Elizabeth Warren sent a letter to the CEOs of America’s biggest banks today, telling them to reveal how much money they give to Washington think tanks — policymakers and the public, she says, should know when they’re being fed a corporate-lobbying line, and when they’re getting valuable information from a genuinely independent think tank.
Matt Yglesias says that Warren’s letter is little more than “legislative subtweeting”, but she does have a point: the more that think tanks become beholden to vested interests, the less useful they become. If a think tank is working from an ideology and everything that it concludes is in line with that ideology, it’s really little more than a derp tank. On the other hand, if a think tank has a reputation for intellectual independence but is in fact secretly being controlled by ideologues or other people with a certain agenda, then more transparency is definitely in order.
But if you’re worried about Washington think tanks falling under the influence of the finance crowd, it’s not the bank CEOs you should really be concentrating on. Instead, it’s the 2-and-20 crowd, who are giving quite astonishing amounts of money to fund economic research in such places. Last year, for instance, Bill Janeway gave $25 million and George Soros gave another $50 million to The Institute for New Economic Thinking, which gifts spurred INET to announce that it was going to try to raise another $75 million on top of that.
Janeway and Soros were in their own way just following the lead of Pete Peterson, who contributed $1 billion to the Peter G. Peterson foundation, and has pledged to spend the vast majority of it on fiscal and economic issues. And today, Glenn Hutchins announced that he was spending $10 million to create the Hutchins Center on Fiscal and Monetary Policy within the Brookings Institution. The WSJ adds that as vice chairman of the Brookings board, he has also given himself the job of raising another $600 million for the think tank — the kind of money which will pay for an almost unlimited number of distinguished economics commentators. (WSJ columnist David Wessel is leaving the paper to head the new center.)
All of this rich-people money is making a real difference in policymaking circles. Wessel, in the WSJ, is quoted as saying that “there are few forums outside Fed-sponsored events” for questions about monetary policy to be discussed, and that he wants the new Hutchins Center to be the main such forum.
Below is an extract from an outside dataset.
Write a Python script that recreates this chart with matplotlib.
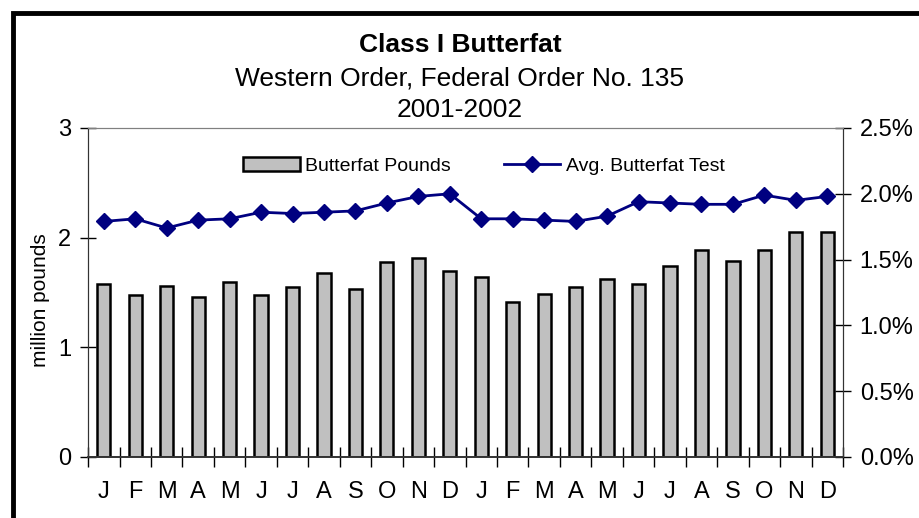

This is great for Hutchins, who clearly wants to get his fingerprints on any institution where monetary policy is studied or practiced — he is, after all, already on the board of directors of the NY Fed.
The result is that the people who study monetary policy — academics and technocrats and career central bankers — are increasingly being funded not by the state, or by the academy, but rather by a small number of very rich individuals, most of whom made their fortune in finance. And while it can’t necessarily be identified with either the Democratic or the Republican party, there is a rich-people consensus on economic issues. Tax hikes are bad, first of all, while cuts to programs which serve the poor are much more acceptable. As Hutchins himself puts it, “the big problem is the political failure in this town associated with the inability to solve our government debt problems.”
It’s not news that people spend their money in a self-serving manner, of course, or that rich people in particular tend to be very sure that their own way of looking at the world is the true and right way of looking at the world. It’s not even news that rich people have a disproportionate amount of influence in public life. And different donors require very different degrees of fealty to their own economic vision. INET is a highly heterodox institution: it has no particular point of view, except to broaden the debate, and it has a natural economic curiosity which is in line with Soros himself, without necessarily mirroring Soros’s own opinions. If anything, I should imagine that Soros values INET not as a vehicle for his own ideas, but rather as a source for them. The Peterson Foundation, meanwhile, is at the other extreme: Peterson knows exactly what he thinks, and wants to propagate his ideas as effectively as possible. Hutchins is probably somewhere in the middle.
In many ways I’m glad that his center will now exist. The connection between fiscal and monetary policy is not well understood, but is absolutely central to the way the global economy currently works; if Wessel and Hutchins can help central bankers now, when they need all the smart analysis they can get, that is probably a good thing. (Academics are also studying these things, of course, but they tend to work at a much slower pace and be less policy-focused.)
Still, this is just another step in the Davos-ization of the world — just another way in which rich financiers are managing to institutionalize an astonishing degree of access to central bankers and other key economic policymakers. Hutchins chose Brookings for his millions because it is very good at influencing government, and driving the terms of wonkish debate. Influence is at heart a zero-sum game: if the financial sector has a lot of it, that means the rest of us have less. And given what the financial sector wrought in the 2000s, I don’t particularly trust it to get things right this time around.